Social Information Improves Location Prediction in the Wild
Li, Jai (University of Illinois at Chicago) | Brugere, Ivan (University of Illinois at Chicago) | Ziebart, Brian (University of Illinois at Chicago) | Berger-Wolf, Tanya (University of Illinois at Chicago) | Crofoot, Margaret (University of California-Davis) | Farine, Damien (University of California-Davis)
How can knowing the location of my friends be used to more accurately predict my location? This paper explores socially-aware location prediction under a particularly challenging setting where the underlying interactions and social network are unknown and must be inferred over continuous spatiotemporal data. Our method samples inferred network topology using a linear regression model to predict future individual locations. We present an in-depth empirical study comparing different network models and network sampling regimes under a bootstrapped sampling baseline. Furthermore, our qualitative analysis demonstrates the value of social information in population mobility modeling under our application’s challenges.
A Proposal for Behavior Prediction via Estimating Agents’ Evaluation Functions Using Prior Observations of Behavior
Loftin, Robert Tyler (North Carolina State University) | Roberts, David L. (North Carolina State University)

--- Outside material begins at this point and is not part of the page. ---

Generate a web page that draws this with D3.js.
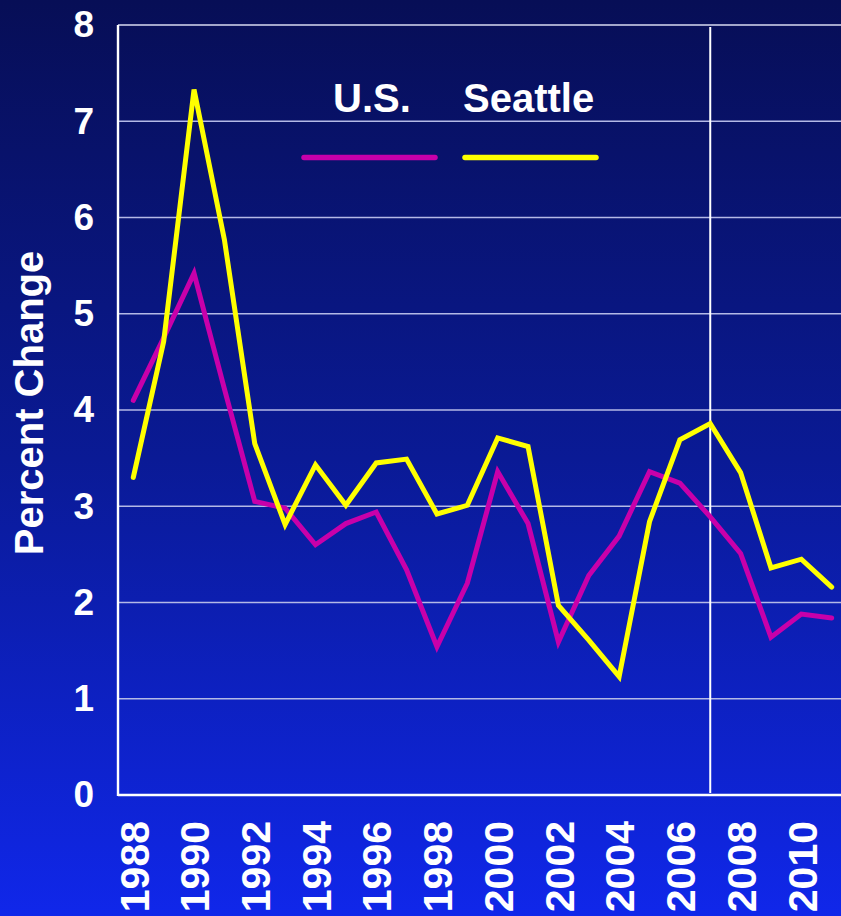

In this work we present a theoretical approach (not currently implemented), to the problem of predicting agent behavior. The ultimate goal of this work is to learn models that can be used to predict the future actions of intelligent agents, based on previously recorded data on those agents’ behavior. We believe that we can improve the predictive accuracy of our models by assuming that an agent reasons about the actions it takes, and trying to explicitly model that reasoning process. Here, we model an agent’s reasoning process as a form of Monte-Carlo search, and attempt to learn a state evaluation function that, when used with this planning algorithm, yields a similar distribution of actions given the current state of the world as we observe in the data. While it is simple to simulate Monte-Carlo search given an evaluation function, it is much more difficult to determine an evaluation function that will generate a certain behavior. Here we will use Expectation-Maximization to find a maximum likelihood estimate of the parameters of the evaluation function, treating the actual steps taken in planning each action as unobserved data.